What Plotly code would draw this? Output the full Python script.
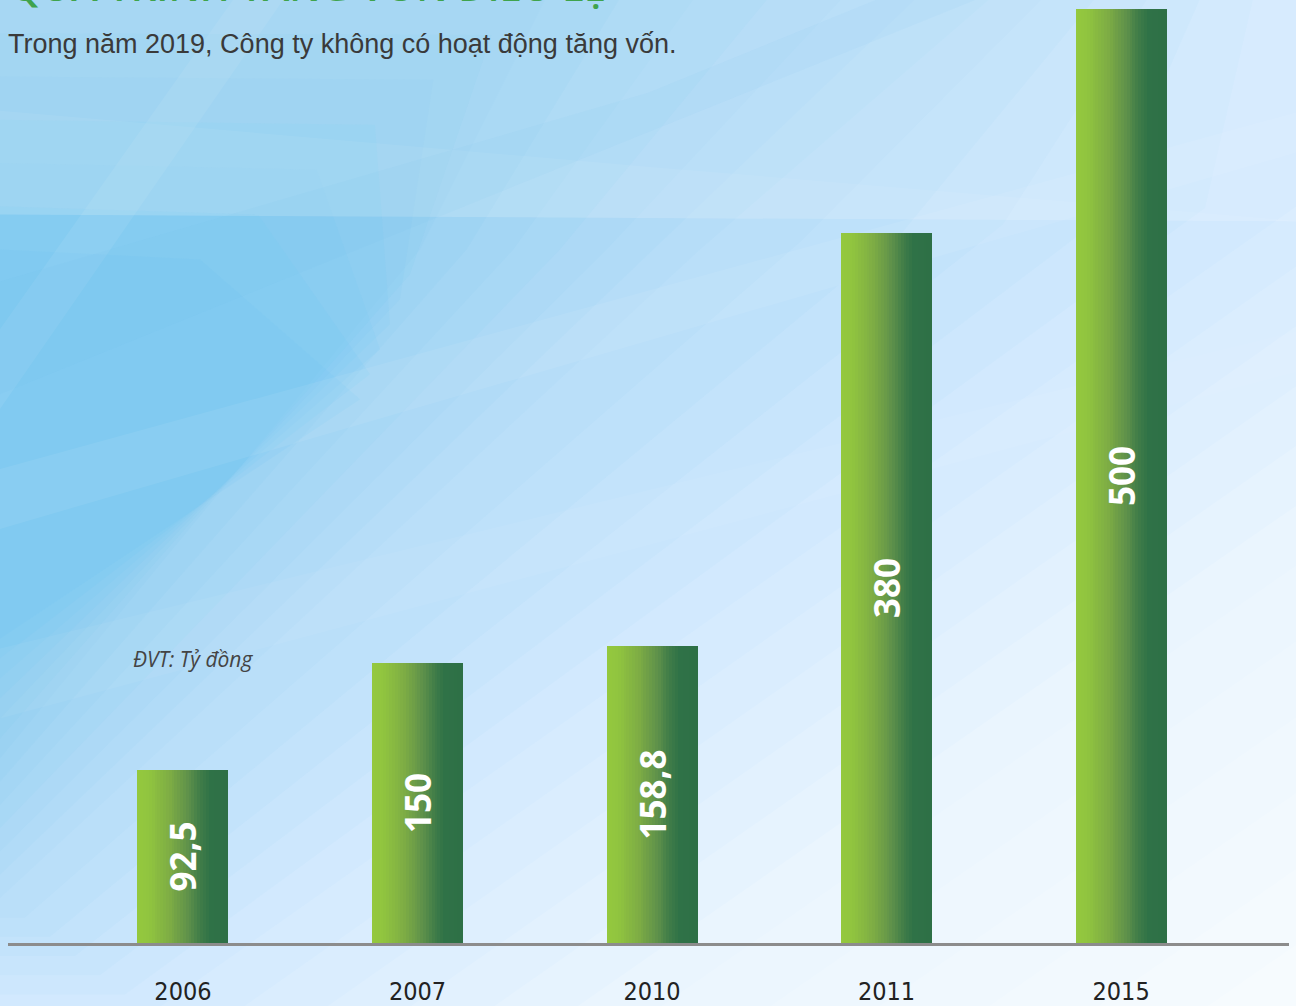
import plotly.graph_objects as go

# ---------------- data ----------------
years = ["2006", "2007", "2010", "2011", "2015"]
capital = [92.5, 150, 158.8, 380, 500]
value_labels = ["92,5", "150", "158,8", "380", "500"]

title_text = "QUÁ TRÌNH TĂNG VỐN ĐIỀU LỆ"
subtitle_text = "Trong năm 2019, Công ty không có hoạt động tăng vốn."
unit_text = "ĐVT: Tỷ đồng"

# ---------------- geometry helpers ----------------
W, H = 1296, 1006
ML, MR, MT, MB = 8, 7, 0, 61
PW = W - ML - MR
PH = H - MT - MB


def px(x):
    return (x - ML) / PW


def py(y):
    return (H - MB - y) / PH


BAR_W = 0.388
N_SLICES = 32
grad_stops = [
    (0.00, (148, 200, 62)),
    (0.12, (145, 197, 63)),
    (0.35, (126, 173, 68)),
    (0.55, (96, 146, 74)),
    (0.70, (62, 123, 72)),
    (0.80, (47, 114, 71)),
    (1.00, (46, 112, 70)),
]


def grad(t):
    for (t0, c0), (t1, c1) in zip(grad_stops[:-1], grad_stops[1:]):
        if t <= t1:
            f = (t - t0) / (t1 - t0) if t1 > t0 else 0
            c = [round(a + (b - a) * f) for a, b in zip(c0, c1)]
            return f"rgb({c[0]},{c[1]},{c[2]})"
    c = grad_stops[-1][1]
    return f"rgb({c[0]},{c[1]},{c[2]})"


fig = go.Figure()

sw = BAR_W / N_SLICES
for i in range(N_SLICES):
    t = (i + 0.5) / N_SLICES
    fig.add_trace(go.Bar(
        x=years, y=capital,
        width=sw * 1.25 if i < N_SLICES - 1 else sw,
        offset=-BAR_W / 2 + i * sw,
        marker=dict(color=grad(t), line=dict(width=0)),
        hoverinfo="skip", showlegend=False,
    ))

fig.add_trace(go.Bar(
    x=years, y=capital, width=BAR_W, offset=-BAR_W / 2,
    text=value_labels, textposition="inside", insidetextanchor="middle",
    textangle=-90,
    textfont=dict(family="Open Sans", size=35, color="white", weight="bold"),
    marker=dict(color="rgba(0,0,0,0)", line=dict(width=0)),
    showlegend=False, hoverinfo="skip",
))

# ---------------- background (decorative translucent layers) ----------------
def poly(points, color):
    path = "M " + " L ".join(f"{px(x):.5f},{py(y):.5f}" for x, y in points) + " Z"
    return dict(type="path", path=path, xref="paper", yref="paper",
                fillcolor=color, line=dict(width=0), layer="below")


blue = "100,195,242"
# contour regions (outer -> inner) with cumulative tint
contours = [
    (0.00, [(0, -10), (1306, -10), (1306, 1016), (1306, 1016), (0, 1016)]),
    (0.07, [(0, -10), (1306, -10), (1306, 560), (650, 1016), (0, 1016)]),
    (0.22, [(0, -10), (1306, -10), (1306, 200), (150, 1016), (0, 1016)]),
    (0.40, [(0, -10), (1000, -10), (700, 250), (0, 900), (0, 900)]),
    (0.58, [(0, -10), (550, -10), (420, 250), (0, 760), (0, 760)]),
    (0.76, [(0, 250), (200, 260), (360, 400), (0, 640), (0, 640)]),
]
shapes = []
SUB = 6
prev_T = 0.0
for (T0, P0), (T1, P1) in zip(contours[:-1], contours[1:]):
    for j in range(1, SUB + 1):
        f = j / SUB
        T = T0 + (T1 - T0) * f
        pts = [(a[0] + (b[0] - a[0]) * f, a[1] + (b[1] - a[1]) * f) for a, b in zip(P0, P1)]
        alpha = 1 - (1 - T) / (1 - prev_T)
        prev_T = T
        shapes.append(poly(pts, f"rgba({blue},{alpha:.4f})"))

shapes += [
    poly([(0, -10), (1306, -10), (1306, 222), (0, 215)], "rgba(255,255,255,0.12)"),
    poly([(0, 111), (648, 167), (1306, 222), (0, 215)], "rgba(255,255,255,0.06)"),
    poly([(0, 330), (240, -10), (290, -10), (0, 410)], "rgba(255,255,255,0.07)"),
    poly([(0, 470), (1306, 110), (1306, 150), (0, 530)], "rgba(255,255,255,0.07)"),
    poly([(0, 650), (1306, 330), (1306, 370), (0, 720)], "rgba(255,255,255,0.05)"),
    poly([(0, 282), (648, 93), (900, -10), (1000, -10), (0, 395)], f"rgba({blue},0.06)"),
]

annotations = [
    dict(text=title_text, x=px(8), y=py(-14.5), xref="paper", yref="paper",
         xanchor="left", yanchor="middle", showarrow=False,
         font=dict(family="Open Sans", size=40, color="#3fa34d", weight=600)),
    dict(text=subtitle_text, x=px(6), y=py(44), xref="paper", yref="paper",
         xanchor="left", yanchor="middle", showarrow=False,
         font=dict(family="Liberation Sans", size=27, color="#3a3a3a")),
    dict(text=unit_text, x=px(131), y=py(660), xref="paper", yref="paper",
         xanchor="left", yanchor="middle", showarrow=False,
         font=dict(family="Open Sans", size=21, color="#444444", style="italic")),
]

fig.update_layout(
    width=W, height=H,
    margin=dict(l=ML, r=MR, t=MT, b=MB, pad=0),
    paper_bgcolor="#f6fbfe", plot_bgcolor="rgba(0,0,0,0)",
    barmode="overlay", bargap=0,
    shapes=shapes, annotations=annotations,
    xaxis=dict(type="category", range=[-0.746, 4.716], showline=True,
               linecolor="#8c8c8c", linewidth=3, showgrid=False, zeroline=False,
               ticks="", ticklabelstandoff=24,
               tickfont=dict(family="DejaVu Sans Condensed, Roboto Condensed, Roboto, sans-serif",
                             size=25, color="#222222")),
    yaxis=dict(range=[0, 504.8], visible=False),
    showlegend=False,
)

fig.write_html(
    "out.html",
    config={"displayModeBar": False},
    post_script="document.body.style.margin='0px';document.body.style.overflow='hidden';",
)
--
Task prompt
Your task is to reproduce all of the material exactly. The pictures stay out.

Final result
What Plotly code would draw this? Output the full Python script.
import plotly.graph_objects as go

# ---------------- data ----------------
years = ["2006", "2007", "2010", "2011", "2015"]
capital = [92.5, 150, 158.8, 380, 500]
value_labels = ["92,5", "150", "158,8", "380", "500"]

title_text = "QUÁ TRÌNH TĂNG VỐN ĐIỀU LỆ"
subtitle_text = "Trong năm 2019, Công ty không có hoạt động tăng vốn."
unit_text = "ĐVT: Tỷ đồng"

# ---------------- geometry helpers ----------------
W, H = 1296, 1006
ML, MR, MT, MB = 8, 7, 0, 61
PW = W - ML - MR
PH = H - MT - MB


def px(x):
    return (x - ML) / PW


def py(y):
    return (H - MB - y) / PH


BAR_W = 0.388
N_SLICES = 32
grad_stops = [
    (0.00, (148, 200, 62)),
    (0.12, (145, 197, 63)),
    (0.35, (126, 173, 68)),
    (0.55, (96, 146, 74)),
    (0.70, (62, 123, 72)),
    (0.80, (47, 114, 71)),
    (1.00, (46, 112, 70)),
]


def grad(t):
    for (t0, c0), (t1, c1) in zip(grad_stops[:-1], grad_stops[1:]):
        if t <= t1:
            f = (t - t0) / (t1 - t0) if t1 > t0 else 0
            c = [round(a + (b - a) * f) for a, b in zip(c0, c1)]
            return f"rgb({c[0]},{c[1]},{c[2]})"
    c = grad_stops[-1][1]
    return f"rgb({c[0]},{c[1]},{c[2]})"


fig = go.Figure()

sw = BAR_W / N_SLICES
for i in range(N_SLICES):
    t = (i + 0.5) / N_SLICES
    fig.add_trace(go.Bar(
        x=years, y=capital,
        width=sw * 1.25 if i < N_SLICES - 1 else sw,
        offset=-BAR_W / 2 + i * sw,
        marker=dict(color=grad(t), line=dict(width=0)),
        hoverinfo="skip", showlegend=False,
    ))

fig.add_trace(go.Bar(
    x=years, y=capital, width=BAR_W, offset=-BAR_W / 2,
    text=value_labels, textposition="inside", insidetextanchor="middle",
    textangle=-90,
    textfont=dict(family="Open Sans", size=35, color="white", weight="bold"),
    marker=dict(color="rgba(0,0,0,0)", line=dict(width=0)),
    showlegend=False, hoverinfo="skip",
))

# ---------------- background (decorative translucent layers) ----------------
def poly(points, color):
    path = "M " + " L ".join(f"{px(x):.5f},{py(y):.5f}" for x, y in points) + " Z"
    return dict(type="path", path=path, xref="paper", yref="paper",
                fillcolor=color, line=dict(width=0), layer="below")


blue = "100,195,242"
# contour regions (outer -> inner) with cumulative tint
contours = [
    (0.00, [(0, -10), (1306, -10), (1306, 1016), (1306, 1016), (0, 1016)]),
    (0.07, [(0, -10), (1306, -10), (1306, 560), (650, 1016), (0, 1016)]),
    (0.22, [(0, -10), (1306, -10), (1306, 200), (150, 1016), (0, 1016)]),
    (0.40, [(0, -10), (1000, -10), (700, 250), (0, 900), (0, 900)]),
    (0.58, [(0, -10), (550, -10), (420, 250), (0, 760), (0, 760)]),
    (0.76, [(0, 250), (200, 260), (360, 400), (0, 640), (0, 640)]),
]
shapes = []
SUB = 6
prev_T = 0.0
for (T0, P0), (T1, P1) in zip(contours[:-1], contours[1:]):
    for j in range(1, SUB + 1):
        f = j / SUB
        T = T0 + (T1 - T0) * f
        pts = [(a[0] + (b[0] - a[0]) * f, a[1] + (b[1] - a[1]) * f) for a, b in zip(P0, P1)]
        alpha = 1 - (1 - T) / (1 - prev_T)
        prev_T = T
        shapes.append(poly(pts, f"rgba({blue},{alpha:.4f})"))

shapes += [
    poly([(0, -10), (1306, -10), (1306, 222), (0, 215)], "rgba(255,255,255,0.12)"),
    poly([(0, 111), (648, 167), (1306, 222), (0, 215)], "rgba(255,255,255,0.06)"),
    poly([(0, 330), (240, -10), (290, -10), (0, 410)], "rgba(255,255,255,0.07)"),
    poly([(0, 470), (1306, 110), (1306, 150), (0, 530)], "rgba(255,255,255,0.07)"),
    poly([(0, 650), (1306, 330), (1306, 370), (0, 720)], "rgba(255,255,255,0.05)"),
    poly([(0, 282), (648, 93), (900, -10), (1000, -10), (0, 395)], f"rgba({blue},0.06)"),
]

annotations = [
    dict(text=title_text, x=px(8), y=py(-14.5), xref="paper", yref="paper",
         xanchor="left", yanchor="middle", showarrow=False,
         font=dict(family="Open Sans", size=40, color="#3fa34d", weight=600)),
    dict(text=subtitle_text, x=px(6), y=py(44), xref="paper", yref="paper",
         xanchor="left", yanchor="middle", showarrow=False,
         font=dict(family="Liberation Sans", size=27, color="#3a3a3a")),
    dict(text=unit_text, x=px(131), y=py(660), xref="paper", yref="paper",
         xanchor="left", yanchor="middle", showarrow=False,
         font=dict(family="Open Sans", size=21, color="#444444", style="italic")),
]

fig.update_layout(
    width=W, height=H,
    margin=dict(l=ML, r=MR, t=MT, b=MB, pad=0),
    paper_bgcolor="#f6fbfe", plot_bgcolor="rgba(0,0,0,0)",
    barmode="overlay", bargap=0,
    shapes=shapes, annotations=annotations,
    xaxis=dict(type="category", range=[-0.746, 4.716], showline=True,
               linecolor="#8c8c8c", linewidth=3, showgrid=False, zeroline=False,
               ticks="", ticklabelstandoff=24,
               tickfont=dict(family="DejaVu Sans Condensed, Roboto Condensed, Roboto, sans-serif",
                             size=25, color="#222222")),
    yaxis=dict(range=[0, 504.8], visible=False),
    showlegend=False,
)

fig.write_html(
    "out.html",
    config={"displayModeBar": False},
    post_script="document.body.style.margin='0px';document.body.style.overflow='hidden';",
)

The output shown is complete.